> To do: Any picture among the records should be left out, please; retype the rest exactly.

======== Record set

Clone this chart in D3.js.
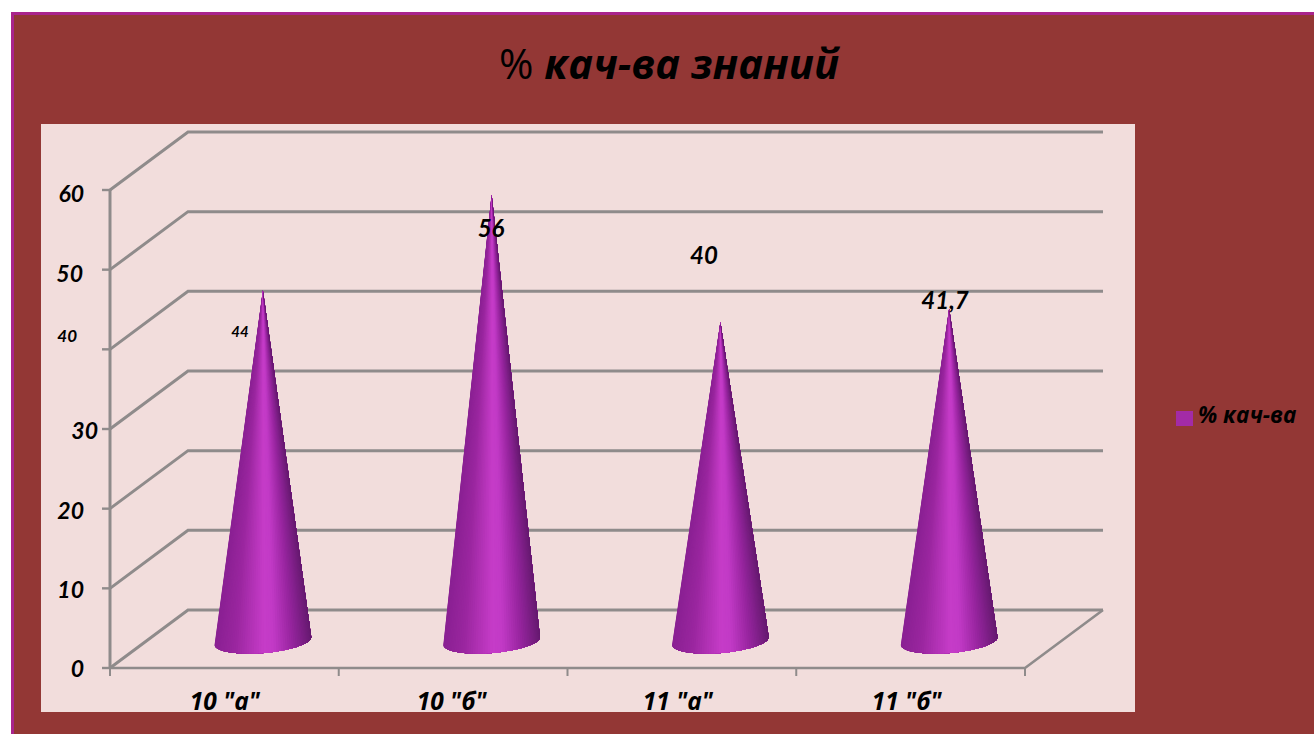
<!DOCTYPE html>
<html>
<head>
<meta charset="utf-8">
<script src="https://cdn.jsdelivr.net/npm/d3@7"></script>
<style>
html, body { margin: 0; padding: 0; background: #fff; }
svg { display: block; }
text { font-family: Lato, "Open Sans", "Noto Sans", sans-serif; fill: #000; }
text.wide { font-family: "Open Sans", "Noto Sans", sans-serif; }
</style>
</head>
<body>
<div class="chart"></div>
<script>
var categories = ['10 "а"', '10 "б"', '11 "а"', '11 "б"'];
var values = [44, 56, 40, 41.7];
var valueLabels = ["44", "56", "40", "41,7"];
var yTicks = [0, 10, 20, 30, 40, 50, 60];
var seriesName = "% кач-ва";
var titleText = "кач-ва знаний";

var svg = d3.select(".chart").append("svg").attr("width", 1314).attr("height", 734);

// maroon slide with the thin purple edge on top and left
svg.append("rect").attr("x", 11).attr("y", 12).attr("width", 1303).attr("height", 722).attr("fill", "#a9248c");
svg.append("rect").attr("x", 14).attr("y", 15).attr("width", 1300).attr("height", 719).attr("fill", "#933735");
svg.append("rect").attr("x", 41).attr("y", 124).attr("width", 1094).attr("height", 588).attr("fill", "#f2dddc");

//front plane of the 3d box
var x = d3.scaleBand().domain(categories).range([110, 1025]);
var y = d3.scaleLinear().domain([0, 60]).range([668, 190]);

//the back wall is the front plane moved by this much
var depthX = 78, depthY = -58;

var gridColor = "#8f8b8b";
var grid = svg.append("g").attr("stroke", gridColor).attr("fill", "none");

//side wall diagonals and back wall lines
yTicks.forEach(function(t) {
	grid.append("path").attr("stroke-width", 3)
		.attr("d", d3.line()([[x.range()[0], y(t)], [x.range()[0] + depthX, y(t) + depthY], [x.range()[1] + depthX, y(t) + depthY]]));
	grid.append("line").attr("stroke-width", 2.4)
		.attr("x1", x.range()[0] - 8).attr("x2", x.range()[0]).attr("y1", y(t)).attr("y2", y(t));
});

//floor edges
grid.append("path").attr("stroke-width", 2.6)
	.attr("d", d3.line()([[x.range()[0], y(0)], [x.range()[1], y(0)], [x.range()[1] + depthX, y(0) + depthY]]));
grid.append("line").attr("stroke-width", 3)
	.attr("x1", x.range()[0]).attr("x2", x.range()[0]).attr("y1", y(60)).attr("y2", y(0));

//ticks under the categories
categories.concat([null]).forEach(function(c) {
	var px = c === null ? x.range()[1] : x(c);
	grid.append("line").attr("stroke-width", 2)
		.attr("x1", px).attr("x2", px).attr("y1", y(0)).attr("y2", y(0) + 8);
});

var defs = svg.append("defs");

//cone shading runs around the cone, dark at both edges and light in the middle,
//so each cone is a fan of slices from the tip to the base rim
var shade = d3.scaleLinear()
	.domain([0, 0.2, 0.5, 0.6, 0.8, 1])
	.range(["#8a2093", "#9a269f", "#c63cc8", "#c23ac6", "#96249e", "#661a70"]);

var baseRx = 48.5, baseRy = 12, baseTilt = -4.8 * Math.PI / 180;
var baseShift = [depthX / 2 - 0.5, depthY / 2 + 2];
var sliceCount = 60;

function rimPoint(cx, cy, a) {
	var ex = baseRx * Math.cos(a), ey = baseRy * Math.sin(a);
	return [cx + ex * Math.cos(baseTilt) - ey * Math.sin(baseTilt), cy + ex * Math.sin(baseTilt) + ey * Math.cos(baseTilt)];
}

var cones = svg.append("g").selectAll("g")
	.data(categories)
	.enter().append("g");

cones.each(function(c, i) {
	var cx = x(c) + x.bandwidth() / 2 + baseShift[0];
	var cy = y(0) + baseShift[1];
	var tip = [cx, y(values[i]) + baseShift[1]];
	var g = d3.select(this);
	d3.range(sliceCount).forEach(function(k) {
		var a0 = Math.PI - Math.PI * k / sliceCount;
		var aMid = Math.PI - Math.PI * (k + 0.5) / sliceCount;
		//each slice runs on under the next one so no seams show
		var rim = d3.range(k, sliceCount + 1, 1).map(function(j) {
			return rimPoint(cx, cy, Math.PI - Math.PI * j / sliceCount);
		});
		g.append("path")
			.attr("fill", shade((1 + Math.cos(aMid)) / 2))
			.attr("d", d3.line()([tip].concat(rim)) + "Z");
	});
});

//axis labels, sitting unevenly like the pasted ones in the picture
var tickNudge = {0: [0, 9], 10: [0, 10], 20: [0, 10], 30: [14, 10], 40: [-7, -7], 50: [-1, 12], 60: [0, 12]};
svg.append("g").selectAll("text")
	.data(yTicks)
	.enter().append("text")
	.attr("text-anchor", "end")
	.attr("font-style", "italic").attr("font-weight", 700)
	.attr("font-size", function(t) { return t === 40 ? 17 : 23; })
	.attr("x", function(t) { return 84 + tickNudge[t][0]; })
	.attr("y", function(t) { return y(t) + tickNudge[t][1]; })
	.text(function(t) { return t; });

//category labels get cut by the bottom of the panel
var categoryNudge = [0.5, -1.5, -4, -4];
defs.append("clipPath").attr("id", "panel").append("rect")
	.attr("x", 41).attr("y", 124).attr("width", 1094).attr("height", 588);
svg.append("g").attr("clip-path", "url(#panel)").selectAll("text")
	.data(categories)
	.enter().append("text")
	.attr("class", "wide")
	.attr("text-anchor", "middle")
	.attr("font-style", "italic").attr("font-weight", 700).attr("font-size", 24.5)
	.attr("x", function(c, i) { return x(c) + x.bandwidth() / 2 + categoryNudge[i]; })
	.attr("y", 710)
	.text(function(c) { return c; });

//value labels were moved by hand in the original
var labelPos = [[240, 337, 15], [491, 237, 24], [704, 264, 24], [945, 309, 24]];
svg.append("g").selectAll("text")
	.data(valueLabels)
	.enter().append("text")
	.attr("text-anchor", "middle")
	.attr("font-style", "italic").attr("font-weight", 700)
	.attr("font-size", function(d, i) { return labelPos[i][2]; })
	.attr("x", function(d, i) { return labelPos[i][0]; })
	.attr("y", function(d, i) { return labelPos[i][1]; })
	.text(function(d) { return d; });

//title
var title = svg.append("text").attr("class", "wide").attr("x", 669).attr("y", 79).attr("text-anchor", "middle").attr("font-size", 41.7);
title.append("tspan").text("% ");
title.append("tspan").attr("font-style", "italic").attr("font-weight", 700).text(titleText);

//legend
svg.append("rect").attr("x", 1176).attr("y", 411).attr("width", 17).attr("height", 15).attr("fill", "#a32ba6");
svg.append("text").attr("class", "wide").attr("x", 1198).attr("y", 423)
	.attr("font-style", "italic").attr("font-weight", 700).attr("font-size", 22.5)
	.text(seriesName);
</script>
</body>
</html>
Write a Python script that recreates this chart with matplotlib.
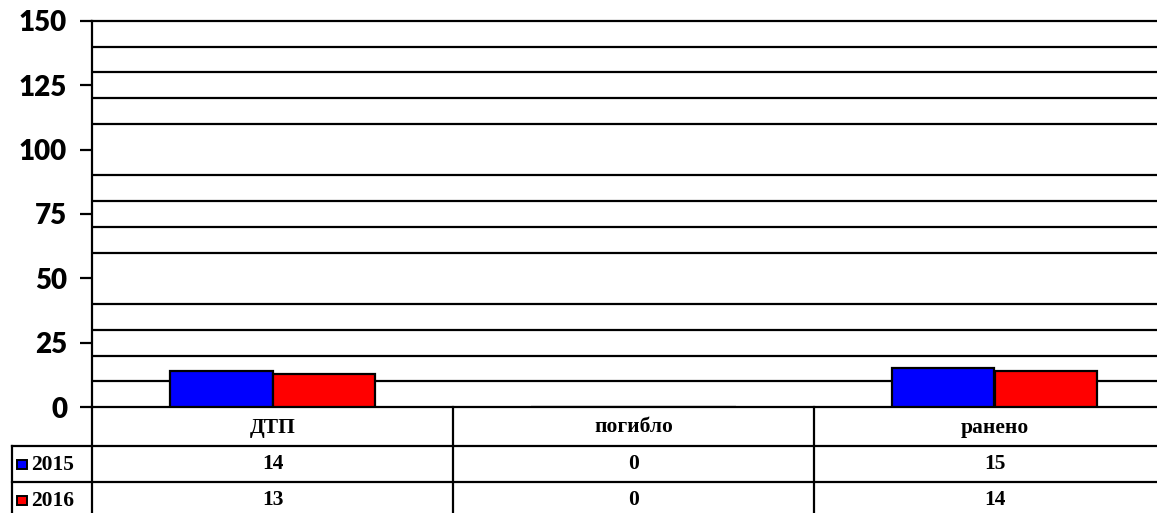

================

> Result below:
Clone this chart in D3.js.
<!DOCTYPE html>
<html>
<head>
<meta charset="utf-8">
<script src="https://cdn.jsdelivr.net/npm/d3@7"></script>
<style>
html, body { margin: 0; padding: 0; background: #fff; }
svg { display: block; }
text { font-family: Lato, "Open Sans", "Noto Sans", sans-serif; fill: #000; }
text.wide { font-family: "Open Sans", "Noto Sans", sans-serif; }
</style>
</head>
<body>
<div class="chart"></div>
<script>
var categories = ['10 "а"', '10 "б"', '11 "а"', '11 "б"'];
var values = [44, 56, 40, 41.7];
var valueLabels = ["44", "56", "40", "41,7"];
var yTicks = [0, 10, 20, 30, 40, 50, 60];
var seriesName = "% кач-ва";
var titleText = "кач-ва знаний";

var svg = d3.select(".chart").append("svg").attr("width", 1314).attr("height", 734);

// maroon slide with the thin purple edge on top and left
svg.append("rect").attr("x", 11).attr("y", 12).attr("width", 1303).attr("height", 722).attr("fill", "#a9248c");
svg.append("rect").attr("x", 14).attr("y", 15).attr("width", 1300).attr("height", 719).attr("fill", "#933735");
svg.append("rect").attr("x", 41).attr("y", 124).attr("width", 1094).attr("height", 588).attr("fill", "#f2dddc");

//front plane of the 3d box
var x = d3.scaleBand().domain(categories).range([110, 1025]);
var y = d3.scaleLinear().domain([0, 60]).range([668, 190]);

//the back wall is the front plane moved by this much
var depthX = 78, depthY = -58;

var gridColor = "#8f8b8b";
var grid = svg.append("g").attr("stroke", gridColor).attr("fill", "none");

//side wall diagonals and back wall lines
yTicks.forEach(function(t) {
	grid.append("path").attr("stroke-width", 3)
		.attr("d", d3.line()([[x.range()[0], y(t)], [x.range()[0] + depthX, y(t) + depthY], [x.range()[1] + depthX, y(t) + depthY]]));
	grid.append("line").attr("stroke-width", 2.4)
		.attr("x1", x.range()[0] - 8).attr("x2", x.range()[0]).attr("y1", y(t)).attr("y2", y(t));
});

//floor edges
grid.append("path").attr("stroke-width", 2.6)
	.attr("d", d3.line()([[x.range()[0], y(0)], [x.range()[1], y(0)], [x.range()[1] + depthX, y(0) + depthY]]));
grid.append("line").attr("stroke-width", 3)
	.attr("x1", x.range()[0]).attr("x2", x.range()[0]).attr("y1", y(60)).attr("y2", y(0));

//ticks under the categories
categories.concat([null]).forEach(function(c) {
	var px = c === null ? x.range()[1] : x(c);
	grid.append("line").attr("stroke-width", 2)
		.attr("x1", px).attr("x2", px).attr("y1", y(0)).attr("y2", y(0) + 8);
});

var defs = svg.append("defs");

//cone shading runs around the cone, dark at both edges and light in the middle,
//so each cone is a fan of slices from the tip to the base rim
var shade = d3.scaleLinear()
	.domain([0, 0.2, 0.5, 0.6, 0.8, 1])
	.range(["#8a2093", "#9a269f", "#c63cc8", "#c23ac6", "#96249e", "#661a70"]);

var baseRx = 48.5, baseRy = 12, baseTilt = -4.8 * Math.PI / 180;
var baseShift = [depthX / 2 - 0.5, depthY / 2 + 2];
var sliceCount = 60;

function rimPoint(cx, cy, a) {
	var ex = baseRx * Math.cos(a), ey = baseRy * Math.sin(a);
	return [cx + ex * Math.cos(baseTilt) - ey * Math.sin(baseTilt), cy + ex * Math.sin(baseTilt) + ey * Math.cos(baseTilt)];
}

var cones = svg.append("g").selectAll("g")
	.data(categories)
	.enter().append("g");

cones.each(function(c, i) {
	var cx = x(c) + x.bandwidth() / 2 + baseShift[0];
	var cy = y(0) + baseShift[1];
	var tip = [cx, y(values[i]) + baseShift[1]];
	var g = d3.select(this);
	d3.range(sliceCount).forEach(function(k) {
		var a0 = Math.PI - Math.PI * k / sliceCount;
		var aMid = Math.PI - Math.PI * (k + 0.5) / sliceCount;
		//each slice runs on under the next one so no seams show
		var rim = d3.range(k, sliceCount + 1, 1).map(function(j) {
			return rimPoint(cx, cy, Math.PI - Math.PI * j / sliceCount);
		});
		g.append("path")
			.attr("fill", shade((1 + Math.cos(aMid)) / 2))
			.attr("d", d3.line()([tip].concat(rim)) + "Z");
	});
});

//axis labels, sitting unevenly like the pasted ones in the picture
var tickNudge = {0: [0, 9], 10: [0, 10], 20: [0, 10], 30: [14, 10], 40: [-7, -7], 50: [-1, 12], 60: [0, 12]};
svg.append("g").selectAll("text")
	.data(yTicks)
	.enter().append("text")
	.attr("text-anchor", "end")
	.attr("font-style", "italic").attr("font-weight", 700)
	.attr("font-size", function(t) { return t === 40 ? 17 : 23; })
	.attr("x", function(t) { return 84 + tickNudge[t][0]; })
	.attr("y", function(t) { return y(t) + tickNudge[t][1]; })
	.text(function(t) { return t; });

//category labels get cut by the bottom of the panel
var categoryNudge = [0.5, -1.5, -4, -4];
defs.append("clipPath").attr("id", "panel").append("rect")
	.attr("x", 41).attr("y", 124).attr("width", 1094).attr("height", 588);
svg.append("g").attr("clip-path", "url(#panel)").selectAll("text")
	.data(categories)
	.enter().append("text")
	.attr("class", "wide")
	.attr("text-anchor", "middle")
	.attr("font-style", "italic").attr("font-weight", 700).attr("font-size", 24.5)
	.attr("x", function(c, i) { return x(c) + x.bandwidth() / 2 + categoryNudge[i]; })
	.attr("y", 710)
	.text(function(c) { return c; });

//value labels were moved by hand in the original
var labelPos = [[240, 337, 15], [491, 237, 24], [704, 264, 24], [945, 309, 24]];
svg.append("g").selectAll("text")
	.data(valueLabels)
	.enter().append("text")
	.attr("text-anchor", "middle")
	.attr("font-style", "italic").attr("font-weight", 700)
	.attr("font-size", function(d, i) { return labelPos[i][2]; })
	.attr("x", function(d, i) { return labelPos[i][0]; })
	.attr("y", function(d, i) { return labelPos[i][1]; })
	.text(function(d) { return d; });

//title
var title = svg.append("text").attr("class", "wide").attr("x", 669).attr("y", 79).attr("text-anchor", "middle").attr("font-size", 41.7);
title.append("tspan").text("% ");
title.append("tspan").attr("font-style", "italic").attr("font-weight", 700).text(titleText);

//legend
svg.append("rect").attr("x", 1176).attr("y", 411).attr("width", 17).attr("height", 15).attr("fill", "#a32ba6");
svg.append("text").attr("class", "wide").attr("x", 1198).attr("y", 423)
	.attr("font-style", "italic").attr("font-weight", 700).attr("font-size", 22.5)
	.text(seriesName);
</script>
</body>
</html>
Write a Python script that recreates this chart with matplotlib.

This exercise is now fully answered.